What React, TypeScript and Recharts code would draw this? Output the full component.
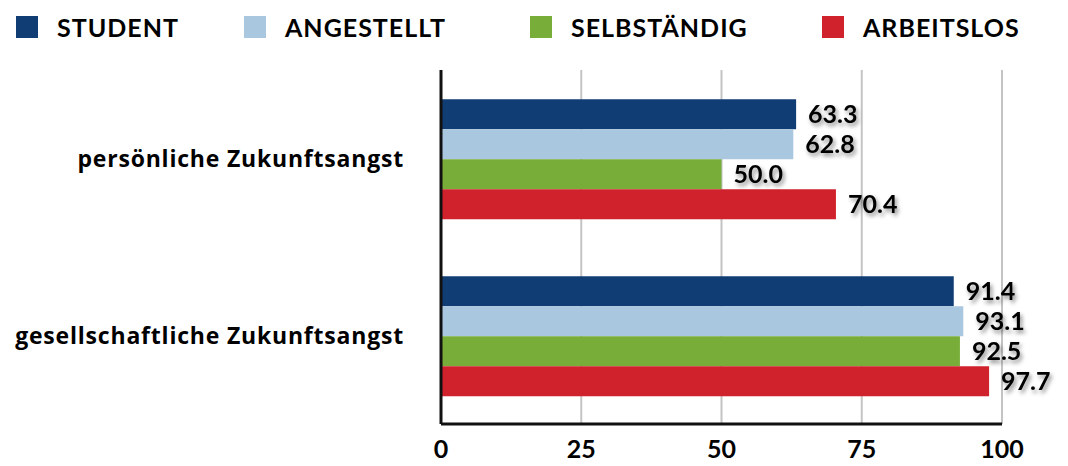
import React from 'react';
import { BarChart, Bar, XAxis, YAxis, CartesianGrid, Legend, LabelList } from 'recharts';

const categories = ['persönliche Zukunftsangst', 'gesellschaftliche Zukunftsangst'];
const student = [63.3, 91.4];
const angestellt = [62.8, 93.1];
const selbstaendig = [50.0, 92.5];
const arbeitslos = [70.4, 97.7];
const xTicks = [0, 25, 50, 75, 100];

const seriesNames = ['STUDENT', 'ANGESTELLT', 'SELBSTÄNDIG', 'ARBEITSLOS'];
const seriesKeys = ['student', 'angestellt', 'selbstaendig', 'arbeitslos'];
const seriesColors = ['#103d73', '#aac7e0', '#78ad3a', '#d0222c'];

const data = categories.map((c, i) => ({
  name: c,
  student: student[i],
  angestellt: angestellt[i],
  selbstaendig: selbstaendig[i],
  arbeitslos: arbeitslos[i],
}));

const FONT = 'Lato, "Open Sans", sans-serif';
const CAT_FONT = '"Open Sans", Lato, sans-serif';
const legendLefts = [16, 244, 530, 822];

const LegendContent = () => (
  <div style={{ position: 'relative', width: 1068, height: 50 }}>
    {seriesNames.map((n, i) => (
      <div
        key={n}
        style={{
          position: 'absolute',
          left: legendLefts[i],
          top: 16,
          display: 'flex',
          alignItems: 'center',
          fontFamily: FONT,
          fontWeight: 700,
          fontSize: 25,
          letterSpacing: 1,
          color: '#000',
          lineHeight: '22px',
        }}
      >
        <span style={{ display: 'inline-block', width: 22, height: 22, background: seriesColors[i], marginRight: 19 }} />
        <span>{n}</span>
      </div>
    ))}
  </div>
);

const ValueLabel = (props: any) => {
  const { x, y, width, height, value } = props;
  return (
    <text
      x={x + width + 12}
      y={y + height / 2}
      dy={9}
      fontFamily={FONT}
      fontWeight={700}
      fontSize={25}
      fill="#000"
      style={{ filter: 'drop-shadow(2px 3px 2px rgba(0,0,0,0.45))' }}
    >
      {Number(value).toFixed(1)}
    </text>
  );
};

export default function App() {
  return (
    <div style={{ position: 'absolute', left: 0, top: 0, width: 1068, height: 466, background: '#fff' }}>
      <style>{`body{margin:0}`}</style>
      <BarChart
        width={1068}
        height={466}
        data={data}
        layout="vertical"
        margin={{ top: 20, right: 66, bottom: 12, left: 0 }}
        barCategoryGap="16.5%"
        barGap={0}
      >
        <CartesianGrid horizontal={false} vertical={true} stroke="#c4c4c4" strokeWidth={2} />
        <XAxis
          type="number"
          domain={[0, 100]}
          ticks={xTicks}
          tickLine={false}
          axisLine={{ stroke: '#111', strokeWidth: 3 }}
          tick={{ fontFamily: FONT, fontWeight: 700, fontSize: 25, fill: '#000' }}
          tickMargin={10}
          interval={0}
        />
        <YAxis
          type="category"
          dataKey="name"
          width={441}
          tickLine={false}
          axisLine={{ stroke: '#111', strokeWidth: 3 }}
          tick={{ fontFamily: CAT_FONT, fontWeight: 700, fontSize: 23, fill: '#000', letterSpacing: 0.8 }}
          tickMargin={31}
        />
        <Legend verticalAlign="top" align="left" content={<LegendContent />} wrapperStyle={{ top: 0, left: 0, width: 1068, height: 50 }} />
        {seriesKeys.map((k, i) => (
          <Bar key={k} dataKey={k} name={seriesNames[i]} fill={seriesColors[i]} isAnimationActive={false}>
            <LabelList dataKey={k} content={<ValueLabel />} />
          </Bar>
        ))}
      </BarChart>
    </div>
  );
}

┄┄┄┄┄┄┄┄┄┄

Reproduce the material above exactly, first line through the line that contains "CartesianGrid, Legend, LabelList", minus the pictures.

What React, TypeScript and Recharts code would draw this? Output the full component.
import React from 'react';
import { BarChart, Bar, XAxis, YAxis, CartesianGrid, Legend, LabelList } from 'recharts';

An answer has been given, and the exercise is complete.